This article has been sponsored by iMerit Technology and was written, edited, and published in alignment with Emerj’s sponsored content guidelines.
When it comes to the realities of AI adoption and deployment, it’s often the service providers – executing the hands-on work within the enterprise – who have an in-depth understanding of the challenges that may arise.
In this episode, we explore what it looks like to define a business problem, determine the right tools, and bring a project to life from the perspective of a business leader at the juncture of data value and workflows. Our guest this week is Jeff Mills, he is the Chief Revenue Officer of iMerit Technology.
iMerit Technology is a firm that works in the data labeling and annotation realm with some of the world’s largest autonomous vehicle companies to help them improve their models for vision, LiDAR, and more. iMerit also works with many well-known enterprises in big tech and legacy enterprises with less AI transformation experience.
We cover two primary topics in this 30-minute interview:
- How to manage data for different types of AI projects
- Regulating human-in-the-loop intervention to ensure data quality
Listen to the full episode below:
Guest: Jeff Mills, Chief Revenue Officer at iMerit Technology
Expertise: Marketing, sales, and management.
Brief Recognition: Before joining iMerit Technology’s team in 2016, Jeff was the Global Vice President of Sales and Marketing for 1-Page which went public on the ASX. Earlier in his career, he held positions at Gengo, Criteo, Yahoo, Sojern, and SideStep (acquired by Kayak). He completed his university degrees at St.Mary’s College of California, Notre Dame de Namur University, and Stanford University Graduate School of Business.
Key Insights
- Two different kinds of AI projects – Depending on your company’s level of AI deployment and maturity, you will encounter vastly different areas of priority. Jeff highlights this, explaining that with companies that are more mature in terms of their AI deployment, their focus is mostly streamlining and validating their workflows. While companies just getting started with AI projects encounter a vastly different reality.
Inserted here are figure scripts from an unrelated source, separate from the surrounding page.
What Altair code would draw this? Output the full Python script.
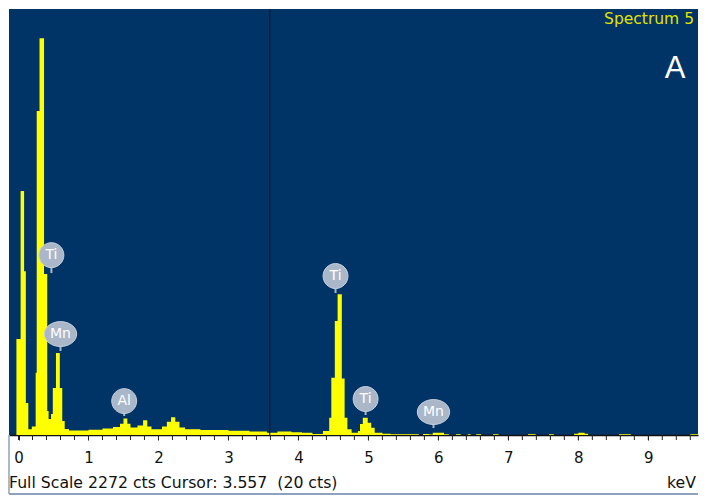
import altair as alt
import pandas as pd

# ---- spectrum (step breakpoints in keV, counts) ----
kev = [-0.03, 0.03, 0.08, 0.105, 0.14, 0.19, 0.245, 0.26, 0.30, 0.365, 0.41, 0.43,
       0.465, 0.49, 0.535, 0.59, 0.625, 0.66, 0.72, 1.0, 1.2, 1.35, 1.45, 1.50,
       1.555, 1.6, 1.7, 1.78, 1.84, 1.9, 2.05, 2.12, 2.18, 2.24, 2.3, 2.38, 2.6,
       3.0, 3.3, 3.55, 3.7, 3.9, 4.05, 4.2, 4.35, 4.44, 4.47, 4.52, 4.56, 4.62,
       4.66, 4.70, 4.76, 4.85, 4.88, 4.92, 4.99, 5.04, 5.09, 5.2, 5.32, 5.72,
       5.78, 5.87, 5.92, 6.08, 6.15, 6.25, 6.32, 6.42, 6.46, 6.54, 6.61, 6.78,
       6.86, 7.28, 7.39, 7.58, 7.65, 7.94, 8.0, 8.09, 8.14, 8.58, 8.75, 9.6, 9.71]
counts = [510, 1295, 870, 170, 30, 45, 330, 1720, 2107, 855, 127, 85,
          111, 250, 435, 250, 74, 32, 24, 28, 35, 42, 60, 87,
          60, 40, 50, 78, 45, 30, 45, 70, 94, 70, 40, 30, 26,
          22, 18, 12, 18, 14, 12, 5, 21, 92, 304, 605, 747, 300,
          92, 30, 12, 21, 58, 92, 65, 39, 12, 6, 4, 0,
          5, 3, 12, 4, 0, 4, 0, 4, 0, 4, 0, 4,
          0, 4, 0, 4, 0, 6, 12, 6, 0, 4, 0, 4, 4]

# ---- element labels ----
el_names = ["Ti", "Mn", "Al", "Ti", "Ti", "Mn"]
el_kev = [0.47, 0.60, 1.51, 4.53, 4.96, 5.93]
el_cts = [955, 536, 180, 844, 191, 122]
el_stem = [860, 446, 101, 754, 106, 37]

label_values = [0, 1, 2, 3, 4, 5, 6, 7, 8, 9]
minor_ticks = [i / 5 for i in range(0, 49)]
cursor_kev = 3.59
full_scale = 2262

spec = pd.DataFrame({"keV": kev, "cts": counts})
labels = pd.DataFrame({"el": el_names, "keV": el_kev, "cts": el_cts, "stem": el_stem,
                       "wide": [n == "Mn" for n in el_names]})
ticks_df = pd.DataFrame({"keV": minor_ticks})

W, H = 689, 426
xs = alt.Scale(domain=[-0.136, 9.71], nice=False, zero=False)
ys = alt.Scale(domain=[0, full_scale], nice=False, zero=True)

xaxis = alt.Axis(values=label_values, title=None, grid=False, format="d",
                 tickSize=5, tickColor="#222222", domainColor="#111111", domainWidth=1.5,
                 labelFontSize=15, labelFont="DejaVu Sans", labelColor="#111111",
                 labelPadding=10, labelFlush=False, labelOverlap=False)

area = alt.Chart(spec).mark_area(interpolate="step-after", color="#ffff00").encode(
    x=alt.X("keV:Q", scale=xs, axis=xaxis),
    y=alt.Y("cts:Q", scale=ys, axis=None),
)

minor = alt.Chart(ticks_df).mark_rule(color="#222222", strokeWidth=1).encode(
    x=alt.X("keV:Q", scale=xs), y=alt.value(H), y2=alt.value(H + 5))

cursor = alt.Chart(pd.DataFrame({"keV": [cursor_kev]})).mark_rule(color="#1a1a22", strokeWidth=1.2).encode(
    x=alt.X("keV:Q", scale=xs), y=alt.value(0), y2=alt.value(H))

stems = alt.Chart(labels).mark_rule(color="#aab7c9", strokeWidth=2).encode(
    x=alt.X("keV:Q", scale=xs), y=alt.Y("cts:Q", scale=ys), y2="stem:Q")

circle_path = "M -1 0 A 1 1 0 1 0 1 0 A 1 1 0 1 0 -1 0 Z"
ellipse_path = "M -1.3 0 A 1.3 1 0 1 0 1.3 0 A 1.3 1 0 1 0 -1.3 0 Z"

bub_c = alt.Chart(labels).transform_filter("!datum.wide").mark_point(
    shape=circle_path, filled=True, size=620, color="#aab7c9", stroke="#c9d2de",
    strokeWidth=1, opacity=1).encode(x=alt.X("keV:Q", scale=xs), y=alt.Y("cts:Q", scale=ys))
bub_e = alt.Chart(labels).transform_filter("datum.wide").mark_point(
    shape=ellipse_path, filled=True, size=620, color="#aab7c9", stroke="#c9d2de",
    strokeWidth=1, opacity=1).encode(x=alt.X("keV:Q", scale=xs), y=alt.Y("cts:Q", scale=ys))

btxt = alt.Chart(labels).mark_text(color="white", fontSize=14, font="DejaVu Sans",
                                   baseline="middle", align="center").encode(
    x=alt.X("keV:Q", scale=xs), y=alt.Y("cts:Q", scale=ys), text="el:N")

spec_title = alt.Chart(pd.DataFrame({"t": ["Spectrum 5"]})).mark_text(
    color="#e3e300", fontSize=15.5, font="DejaVu Sans", align="right", baseline="alphabetic").encode(
    x=alt.value(685), y=alt.value(15), text="t:N")
letter = alt.Chart(pd.DataFrame({"t": ["A"]})).mark_text(
    color="white", fontSize=31, font="Liberation Sans", align="center", baseline="alphabetic").encode(
    x=alt.value(666), y=alt.value(69), text="t:N")

footer = alt.Chart(pd.DataFrame({"t": ["Full Scale 2272 cts Cursor: 3.557\u00a0 (20 cts)"]})).mark_text(
    color="#111111", fontSize=15.7, font="DejaVu Sans", align="left", baseline="alphabetic").encode(
    x=alt.value(0), y=alt.value(479), text="t:N")
kev_lbl = alt.Chart(pd.DataFrame({"t": ["keV"]})).mark_text(
    color="#111111", fontSize=15.7, font="DejaVu Sans", align="right", baseline="alphabetic").encode(
    x=alt.value(687), y=alt.value(479), text="t:N")

frame_b = alt.Chart(pd.DataFrame({"a": [0]})).mark_rule(color="#8fa2bd", strokeWidth=2).encode(
    x=alt.value(0), x2=alt.value(W), y=alt.value(485))
frame_l = alt.Chart(pd.DataFrame({"a": [0]})).mark_rule(color="#8fa2bd", strokeWidth=1.5).encode(
    x=alt.value(0), y=alt.value(H), y2=alt.value(485))

chart = alt.layer(area, minor, cursor, stems, bub_c, bub_e, btxt, spec_title, letter,
                  footer, kev_lbl, frame_b, frame_l).properties(
    width=W, height=H, padding=0, background="white"
).configure_view(fill="#003366", stroke=None)

chart.save("out.html", embed_options={"renderer": "svg", "actions": False})
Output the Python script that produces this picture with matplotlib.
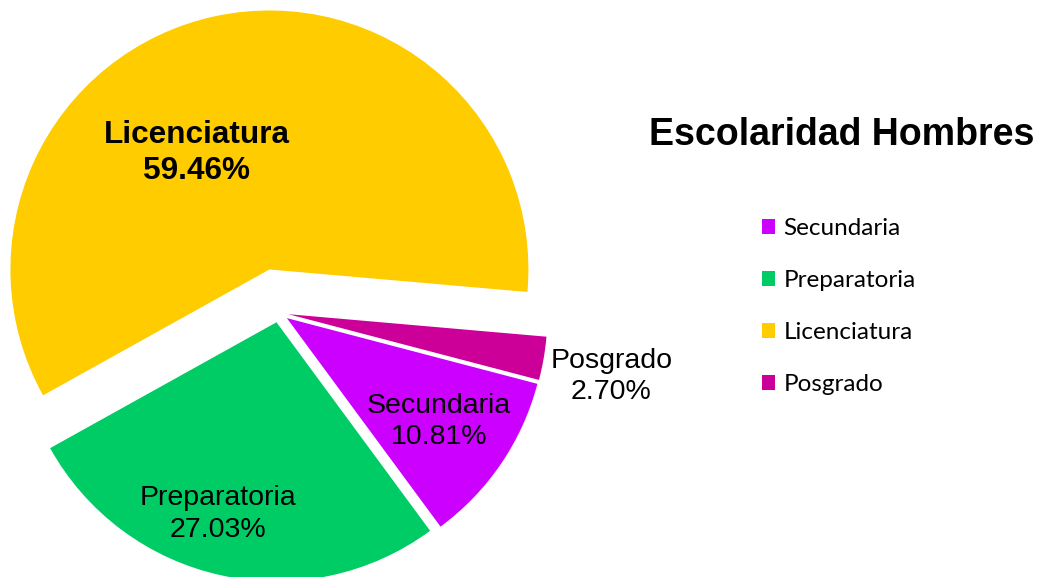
import numpy as np
import matplotlib.pyplot as plt

categorias = ['Secundaria', 'Preparatoria', 'Licenciatura', 'Posgrado']
porcentajes = [10.81, 27.03, 59.46, 2.70]
colores = ['#CC00FF', '#00CC66', '#FFCC00', '#CC0099']

W, H = 1040, 577
R = 259
# desplazamiento de cada rebanada en pixeles
separacion = [10, 10, 44, 10]

fig = plt.figure(figsize=(W / 100, H / 100), dpi=100)
ax = fig.add_axes([0, 0, 1, 1])

centro = (278.6, H - 312.5)
wedges, _ = ax.pie(porcentajes, colors=colores, explode=separacion,
                   startangle=-14.7, counterclock=False,
                   center=centro, radius=R)
ax.set_xlim(0, W)
ax.set_ylim(0, H)
ax.set_aspect('equal')
ax.axis('off')

# etiquetas de datos (posiciones en pixeles de la imagen)
pos_etiquetas = [(439, 421.5), (218, 514), (196.5, 153), (611.5, 376.5)]
for i, (x, y) in enumerate(pos_etiquetas):
    txt = '%s\n%.2f%%' % (categorias[i], porcentajes[i])
    if categorias[i] == 'Licenciatura':
        ax.text(x, H - y, txt, ha='center', va='center', fontsize=22.7,
                fontweight='bold', family='Liberation Sans', linespacing=1.3)
    else:
        ax.text(x, H - y, txt, ha='center', va='center', fontsize=20.5,
                family='Liberation Sans', linespacing=1.28)

fig.text(842 / W, 1 - 135 / H, 'Escolaridad Hombres', ha='center', va='center',
         fontsize=27, fontweight='bold', family='Liberation Sans')

leg = fig.legend(wedges, categorias, loc='upper left',
                 bbox_to_anchor=(762 / W, 1 - 218 / H),
                 frameon=False, borderpad=0, borderaxespad=0,
                 handlelength=0.55, handleheight=0.55,
                 handletextpad=0.33, labelspacing=1.275,
                 prop={'family': 'Lato', 'size': 17.5})

fig.savefig('out.png', dpi=100)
- Where humans in the loop fit into the workflow – Jeff explains that human involvement comes into play at different parts of the workflow, depending on whether or not the project is primarily employing a data-driven or self-learning approach. He explains that when a data-driven approach is being used, human intervention is very important at the beginning of the process, the least necessary in the middle, and slightly important at the end to verify that the quality meets project expectations.